Among all women with breast cancer, about 5 to 10% have a genetic risk for the disease. Having a direct relative with breast cancer (mother, sister, daughter) on either the mother’s or father’s side presents the greatest risk to other women in the family. Women with this direct family connection have a risk 3 to 5 times larger than women with no direct relatives with breast cancer.
Characteristics that can suggest a breast cancer gene:
- Developing breast cancer before age 50
- Having several family members with breast and/or ovarian cancer
- Developing breast cancer in both breasts
Breast Cancer Genes
Genes are very small pieces of DNA that govern how cells work, including how and when they divide and grow. We inherit one copy of each gene from our mothers and one from our fathers.
Mutations are changes or abnormalities that make the cells work differently. Women with breast cancer may have more than one of these mutations.
BRCA1 was the first gene identified as increasing a woman’s risk for ovarian and breast cancer. It’s estimated that 1 in 600 women have this gene. Having the BRCA1 gene means a woman has an 80% risk of developing breast or ovarian cancer by the time she is 85. In addition, this gene means she has a 60% risk of getting a second breast cancer.
BRCA2 is another gene mutation linked with breast cancer. As yet, scientists don’t know as much about this gene, although studies suggest that it may be associated with breast cancer in males.
Since both BRCA1 and BRCA2 can be inherited from either parent, it’s important to know the father’s family history with breast cancer. Mothers and fathers with either gene mutation have a 50/50 chance of passing it to each of their children.
Not all women who carry the BRCA1 and BRCA2 genes will get cancer. Those who do have either gene mutation may be more likely to develop breast or ovarian cancer and they usually have a greater risk of getting breast cancer at a younger age – before they are 50.
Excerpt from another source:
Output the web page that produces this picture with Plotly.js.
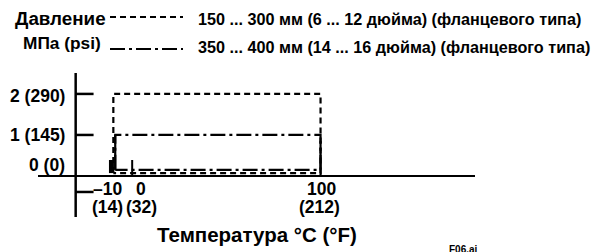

Genetic Testing for Breast Cancer
Genetic testing can determine whether the BRCA1 or BRCA2 genes are present. It can also determine whether a woman who has already been diagnosed with breast cancer has a higher risk of getting a second breast cancer or ovarian cancer. However, genetic testing is usually only done when a strong family or personal history is present.
If you are interested in the possibility of genetic testing, you should first meet with a board-certified and licensed genetic counselor to determine your risk and to understand options.